Allowances… Yes or No?

Are allowances the right thing to do with kids? And if so, how much?

There is alot of opinion on the matter. Here is some food for thought on both sides of the coin…

On the one hand, kids need to learn about money somehow.

How are they supposed to learn about money if they don’t have any? So for many, allowances are the chosen way to start their children’s money learning journey.

Usually, allowance ties to a list of household chores. I say “usually” because sometimes it doesn’t. Even some of my friends give their kids allowance without requiring any work for it. I always recommend that if you are giving an allowance to your children, there should be measurable outputs attached.

There is much debate on the amount of allowance to give a child.

I have seen many theories.

One is to give your child $1/week for every year of their age. For example… a 10 year old would get $10/week.

I also read 2 recent (and separate) studies that determined the average allowance for a child in the USA — one said $30/week, the other said $9/week.

There is no right answer on this one. You have to do what is right for your family.

With this stream of thought, you can teach money handling when the child has money of their own to manage. I found a great resource for parents to stay organized with allowances at www.4pocketallowance.com.

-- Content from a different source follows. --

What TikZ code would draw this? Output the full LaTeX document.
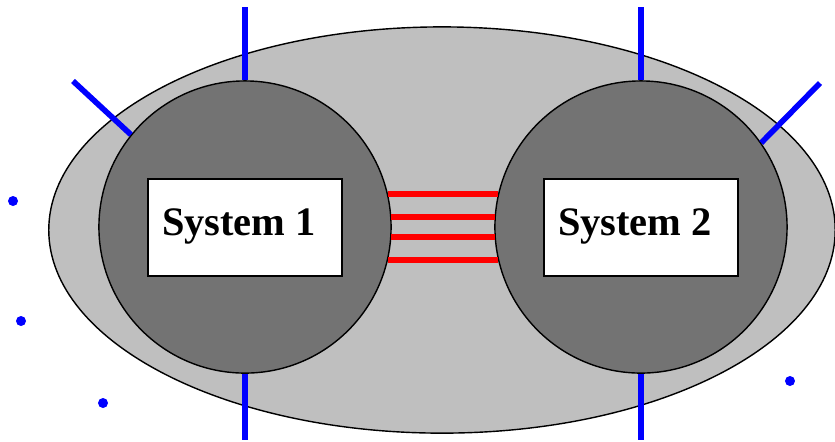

On the other hand, there is a growing trend to teach kids about money by “not” giving an allowance. With this stream of thought, a child learns about money management by first understanding how to earn.

This side of debaters believes that giving money to kids on a weekly basis (even if it is for specific chores) sets them up for a salaried job. Their approach is to encourage entrepreneurship by a “pay for service” type system.

For example… maybe there is a list of chores on the fridge with a prescribed value for each one. When the child gets hungry for money, they will do a chore, prove that it is done satisfactorily and collect the payment.

With this method, a child doesn’t gain until they do the work, and they only gain for completed jobs. If they don’t want to work one week, they get zero.

Many who lean toward this model believe that it promotes a “work to earn” mentality with their children. The harder you work, the more you earn… vs collecting a set amount each week.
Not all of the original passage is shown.